((

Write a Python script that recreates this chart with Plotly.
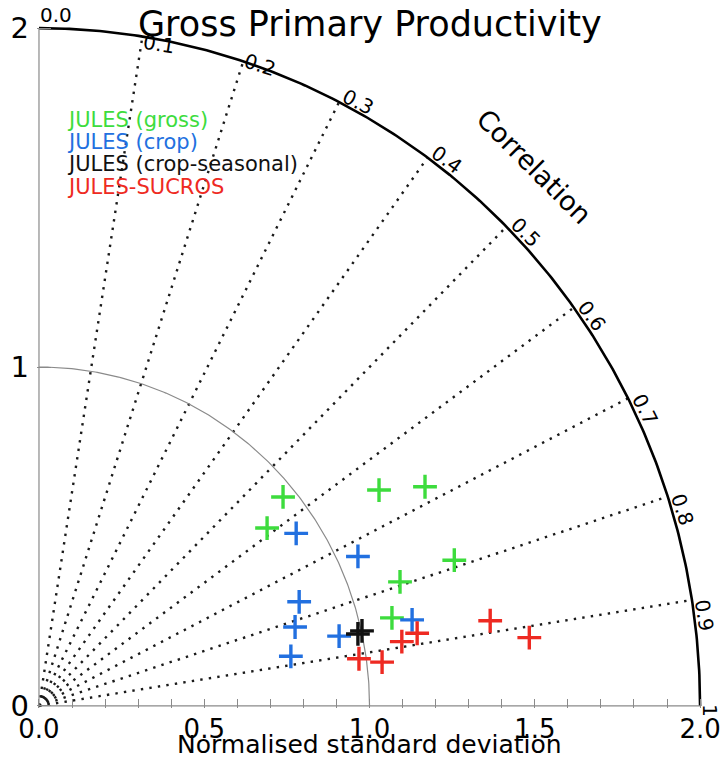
import numpy as np
import plotly.graph_objects as go

# Normalised standard deviation and correlation of each model run
gross_std = [0.962, 0.867, 1.210, 1.335, 1.328, 1.152, 1.099]
gross_corr = [0.557, 0.586, 0.647, 0.678, 0.790, 0.794, 0.848]

crop_std = [0.930, 1.061, 0.845, 0.809, 0.776, 0.931, 1.157]
crop_corr = [0.631, 0.727, 0.763, 0.814, 0.879, 0.858, 0.859]

seasonal_std = [0.988, 1.002]
seasonal_corr = [0.862, 0.858]

sucros_std = [0.978, 1.046, 1.114, 1.164, 1.388, 1.497]
sucros_corr = [0.909, 0.921, 0.891, 0.882, 0.884, 0.914]

series_names = ["JULES (gross)", "JULES (crop)", "JULES (crop-seasonal)", "JULES-SUCROS"]
series_colors = ["#3ddc3d", "#2270e0", "#111111", "#ee2a22"]

corr_ticks = [0.0, 0.1, 0.2, 0.3, 0.4, 0.5, 0.6, 0.7, 0.8, 0.9, 1.0]
corr_labels = ["0.0", "0.1", "0.2", "0.3", "0.4", "0.5", "0.6", "0.7", "0.8", "0.9", "1"]
corr_lines = [0.1, 0.2, 0.3, 0.4, 0.5, 0.6, 0.7, 0.8, 0.9]

std_ticks = [0.0, 0.5, 1.0, 1.5, 2.0]
std_labels = ["0.0", "0.5", "1.0", "1.5", "2.0"]
y_ticks = [0, 1, 2]
y_labels = ["0", "1", "2"]

R_MAX = 2.0
FONT = "DejaVu Sans"
XR = [-0.006, 2.03]
YR = [-0.006, 2.03]


def angle(c):
    # correlation is laid out linearly in angle: 0 -> vertical, 1 -> horizontal
    return (1.0 - np.asarray(c, dtype=float)) * np.pi / 2


def to_xy(s, c):
    th = angle(c)
    s = np.asarray(s, dtype=float)
    return s * np.cos(th), s * np.sin(th)


def paper(x, y):
    # data position -> paper fraction (annotations outside the axes stay visible)
    return (x - XR[0]) / (XR[1] - XR[0]), (y - YR[0]) / (YR[1] - YR[0])


fig = go.Figure()

# correlation rays
for c in corr_lines:
    th = float(angle(c))
    fig.add_trace(go.Scatter(
        x=[0, R_MAX * np.cos(th)], y=[0, R_MAX * np.sin(th)], mode="lines",
        line=dict(color="#1a1a1a", width=2.4, dash="2.4px,6.2px"),
        hoverinfo="skip", showlegend=False))

# reference standard deviation arc
t = np.linspace(0, np.pi / 2, 240)
fig.add_trace(go.Scatter(x=np.cos(t), y=np.sin(t), mode="lines",
                         line=dict(color="#8a8a8a", width=1.2),
                         hoverinfo="skip", showlegend=False))
# outer arc
fig.add_trace(go.Scatter(x=R_MAX * np.cos(t), y=R_MAX * np.sin(t), mode="lines",
                         line=dict(color="black", width=2.6),
                         hoverinfo="skip", showlegend=False))
# axis lines
fig.add_trace(go.Scatter(x=[0, R_MAX], y=[0, 0], mode="lines",
                         line=dict(color="#8a8a8a", width=1.2),
                         hoverinfo="skip", showlegend=False))
fig.add_trace(go.Scatter(x=[0, 0], y=[0, R_MAX], mode="lines",
                         line=dict(color="#8a8a8a", width=1.2),
                         hoverinfo="skip", showlegend=False))

# model points
groups = [(gross_std, gross_corr), (crop_std, crop_corr),
          (seasonal_std, seasonal_corr), (sucros_std, sucros_corr)]
for (s, c), name, col in zip(groups, series_names, series_colors):
    x, y = to_xy(s, c)
    fig.add_trace(go.Scatter(
        x=x, y=y, mode="markers", name=name,
        marker=dict(symbol="cross-thin", size=17, color=col,
                    line=dict(color=col, width=3.4)),
        showlegend=False))

annotations = []

# correlation labels along the outer arc, turned to follow it
for c, lab in zip(corr_ticks, corr_labels):
    th = float(angle(c))
    if c == 0.0:
        n_off = 0.04
    else:
        # labels near the top tuck under the title, the rest sit outside the arc
        n_off = min(0.03, -0.035 + 0.2 * c)
    t_off = 0.052 if len(lab) > 1 else 0.012
    cx = (R_MAX + n_off) * np.cos(th) + t_off * np.sin(th)
    cy = (R_MAX + n_off) * np.sin(th) - t_off * np.cos(th)
    px, py = paper(cx, cy)
    annotations.append(dict(x=px, y=py, xref="paper", yref="paper", text=lab,
                            showarrow=False, textangle=c * 90,
                            xanchor="center", yanchor="middle",
                            font=dict(family=FONT, size=20, color="black")))

px, py = paper(1.498, 1.593)
annotations.append(dict(x=px, y=py, xref="paper", yref="paper", text="Correlation",
                        showarrow=False, textangle=45,
                        xanchor="center", yanchor="middle",
                        font=dict(family=FONT, size=27, color="black")))

# title
px, py = paper(1.0, 2.012)
annotations.append(dict(x=px, y=py, xref="paper", yref="paper",
                        text="Gross Primary Productivity", showarrow=False,
                        xanchor="center", yanchor="middle",
                        font=dict(family=FONT, size=35, color="black")))

# x-axis title
px, py = paper(1.0, -0.162)
annotations.append(dict(x=px, y=py, xref="paper", yref="paper",
                        text="Normalised standard deviation", showarrow=False,
                        xanchor="center", yanchor="bottom",
                        font=dict(family=FONT, size=25, color="black")))

# coloured key
key_y = [1.729, 1.664, 1.599, 1.531]
for name, col, yy in zip(series_names, series_colors, key_y):
    px, py = paper(0.078, yy)
    annotations.append(dict(x=px, y=py, xref="paper", yref="paper", text=name,
                            showarrow=False, xanchor="left", yanchor="middle",
                            font=dict(family=FONT, size=21, color=col)))

fig.update_layout(
    width=723, height=761,
    margin=dict(l=37, r=13, t=18, b=53, autoexpand=False),
    paper_bgcolor="white", plot_bgcolor="white",
    annotations=annotations,
    xaxis=dict(range=XR, showgrid=False, zeroline=False, showline=False,
               automargin=False,
               tickmode="array", tickvals=std_ticks, ticktext=std_labels,
               ticks="inside", ticklen=9, tickcolor="#8a8a8a", tickwidth=1,
               minor=dict(ticks="inside", dtick=0.1, tick0=0, ticklen=9,
                          tickcolor="#8a8a8a", tickwidth=1, showgrid=False),
               ticklabeloverflow="allow", ticklabelstandoff=3,
               tickfont=dict(family=FONT, size=26, color="black")),
    yaxis=dict(range=YR, showgrid=False, zeroline=False, showline=False,
               automargin=False,
               tickmode="array", tickvals=y_ticks, ticktext=y_labels,
               ticks="inside", ticklen=14, tickcolor="#8a8a8a", tickwidth=1,
               ticklabelstandoff=7,
               tickfont=dict(family=FONT, size=29, color="black")),
)

fig.write_html("out.html")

))

From the data above, write out everything exactly except the pictures.

FULL RESPONSE:
Write a Python script that recreates this chart with Plotly.
import numpy as np
import plotly.graph_objects as go

# Normalised standard deviation and correlation of each model run
gross_std = [0.962, 0.867, 1.210, 1.335, 1.328, 1.152, 1.099]
gross_corr = [0.557, 0.586, 0.647, 0.678, 0.790, 0.794, 0.848]

crop_std = [0.930, 1.061, 0.845, 0.809, 0.776, 0.931, 1.157]
crop_corr = [0.631, 0.727, 0.763, 0.814, 0.879, 0.858, 0.859]

seasonal_std = [0.988, 1.002]
seasonal_corr = [0.862, 0.858]

sucros_std = [0.978, 1.046, 1.114, 1.164, 1.388, 1.497]
sucros_corr = [0.909, 0.921, 0.891, 0.882, 0.884, 0.914]

series_names = ["JULES (gross)", "JULES (crop)", "JULES (crop-seasonal)", "JULES-SUCROS"]
series_colors = ["#3ddc3d", "#2270e0", "#111111", "#ee2a22"]

corr_ticks = [0.0, 0.1, 0.2, 0.3, 0.4, 0.5, 0.6, 0.7, 0.8, 0.9, 1.0]
corr_labels = ["0.0", "0.1", "0.2", "0.3", "0.4", "0.5", "0.6", "0.7", "0.8", "0.9", "1"]
corr_lines = [0.1, 0.2, 0.3, 0.4, 0.5, 0.6, 0.7, 0.8, 0.9]

std_ticks = [0.0, 0.5, 1.0, 1.5, 2.0]
std_labels = ["0.0", "0.5", "1.0", "1.5", "2.0"]
y_ticks = [0, 1, 2]
y_labels = ["0", "1", "2"]

R_MAX = 2.0
FONT = "DejaVu Sans"
XR = [-0.006, 2.03]
YR = [-0.006, 2.03]


def angle(c):
    # correlation is laid out linearly in angle: 0 -> vertical, 1 -> horizontal
    return (1.0 - np.asarray(c, dtype=float)) * np.pi / 2


def to_xy(s, c):
    th = angle(c)
    s = np.asarray(s, dtype=float)
    return s * np.cos(th), s * np.sin(th)


def paper(x, y):
    # data position -> paper fraction (annotations outside the axes stay visible)
    return (x - XR[0]) / (XR[1] - XR[0]), (y - YR[0]) / (YR[1] - YR[0])


fig = go.Figure()

# correlation rays
for c in corr_lines:
    th = float(angle(c))
    fig.add_trace(go.Scatter(
        x=[0, R_MAX * np.cos(th)], y=[0, R_MAX * np.sin(th)], mode="lines",
        line=dict(color="#1a1a1a", width=2.4, dash="2.4px,6.2px"),
        hoverinfo="skip", showlegend=False))

# reference standard deviation arc
t = np.linspace(0, np.pi / 2, 240)
fig.add_trace(go.Scatter(x=np.cos(t), y=np.sin(t), mode="lines",
                         line=dict(color="#8a8a8a", width=1.2),
                         hoverinfo="skip", showlegend=False))
# outer arc
fig.add_trace(go.Scatter(x=R_MAX * np.cos(t), y=R_MAX * np.sin(t), mode="lines",
                         line=dict(color="black", width=2.6),
                         hoverinfo="skip", showlegend=False))
# axis lines
fig.add_trace(go.Scatter(x=[0, R_MAX], y=[0, 0], mode="lines",
                         line=dict(color="#8a8a8a", width=1.2),
                         hoverinfo="skip", showlegend=False))
fig.add_trace(go.Scatter(x=[0, 0], y=[0, R_MAX], mode="lines",
                         line=dict(color="#8a8a8a", width=1.2),
                         hoverinfo="skip", showlegend=False))

# model points
groups = [(gross_std, gross_corr), (crop_std, crop_corr),
          (seasonal_std, seasonal_corr), (sucros_std, sucros_corr)]
for (s, c), name, col in zip(groups, series_names, series_colors):
    x, y = to_xy(s, c)
    fig.add_trace(go.Scatter(
        x=x, y=y, mode="markers", name=name,
        marker=dict(symbol="cross-thin", size=17, color=col,
                    line=dict(color=col, width=3.4)),
        showlegend=False))

annotations = []

# correlation labels along the outer arc, turned to follow it
for c, lab in zip(corr_ticks, corr_labels):
    th = float(angle(c))
    if c == 0.0:
        n_off = 0.04
    else:
        # labels near the top tuck under the title, the rest sit outside the arc
        n_off = min(0.03, -0.035 + 0.2 * c)
    t_off = 0.052 if len(lab) > 1 else 0.012
    cx = (R_MAX + n_off) * np.cos(th) + t_off * np.sin(th)
    cy = (R_MAX + n_off) * np.sin(th) - t_off * np.cos(th)
    px, py = paper(cx, cy)
    annotations.append(dict(x=px, y=py, xref="paper", yref="paper", text=lab,
                            showarrow=False, textangle=c * 90,
                            xanchor="center", yanchor="middle",
                            font=dict(family=FONT, size=20, color="black")))

px, py = paper(1.498, 1.593)
annotations.append(dict(x=px, y=py, xref="paper", yref="paper", text="Correlation",
                        showarrow=False, textangle=45,
                        xanchor="center", yanchor="middle",
                        font=dict(family=FONT, size=27, color="black")))

# title
px, py = paper(1.0, 2.012)
annotations.append(dict(x=px, y=py, xref="paper", yref="paper",
                        text="Gross Primary Productivity", showarrow=False,
                        xanchor="center", yanchor="middle",
                        font=dict(family=FONT, size=35, color="black")))

# x-axis title
px, py = paper(1.0, -0.162)
annotations.append(dict(x=px, y=py, xref="paper", yref="paper",
                        text="Normalised standard deviation", showarrow=False,
                        xanchor="center", yanchor="bottom",
                        font=dict(family=FONT, size=25, color="black")))

# coloured key
key_y = [1.729, 1.664, 1.599, 1.531]
for name, col, yy in zip(series_names, series_colors, key_y):
    px, py = paper(0.078, yy)
    annotations.append(dict(x=px, y=py, xref="paper", yref="paper", text=name,
                            showarrow=False, xanchor="left", yanchor="middle",
                            font=dict(family=FONT, size=21, color=col)))

fig.update_layout(
    width=723, height=761,
    margin=dict(l=37, r=13, t=18, b=53, autoexpand=False),
    paper_bgcolor="white", plot_bgcolor="white",
    annotations=annotations,
    xaxis=dict(range=XR, showgrid=False, zeroline=False, showline=False,
               automargin=False,
               tickmode="array", tickvals=std_ticks, ticktext=std_labels,
               ticks="inside", ticklen=9, tickcolor="#8a8a8a", tickwidth=1,
               minor=dict(ticks="inside", dtick=0.1, tick0=0, ticklen=9,
                          tickcolor="#8a8a8a", tickwidth=1, showgrid=False),
               ticklabeloverflow="allow", ticklabelstandoff=3,
               tickfont=dict(family=FONT, size=26, color="black")),
    yaxis=dict(range=YR, showgrid=False, zeroline=False, showline=False,
               automargin=False,
               tickmode="array", tickvals=y_ticks, ticktext=y_labels,
               ticks="inside", ticklen=14, tickcolor="#8a8a8a", tickwidth=1,
               ticklabelstandoff=7,
               tickfont=dict(family=FONT, size=29, color="black")),
)

fig.write_html("out.html")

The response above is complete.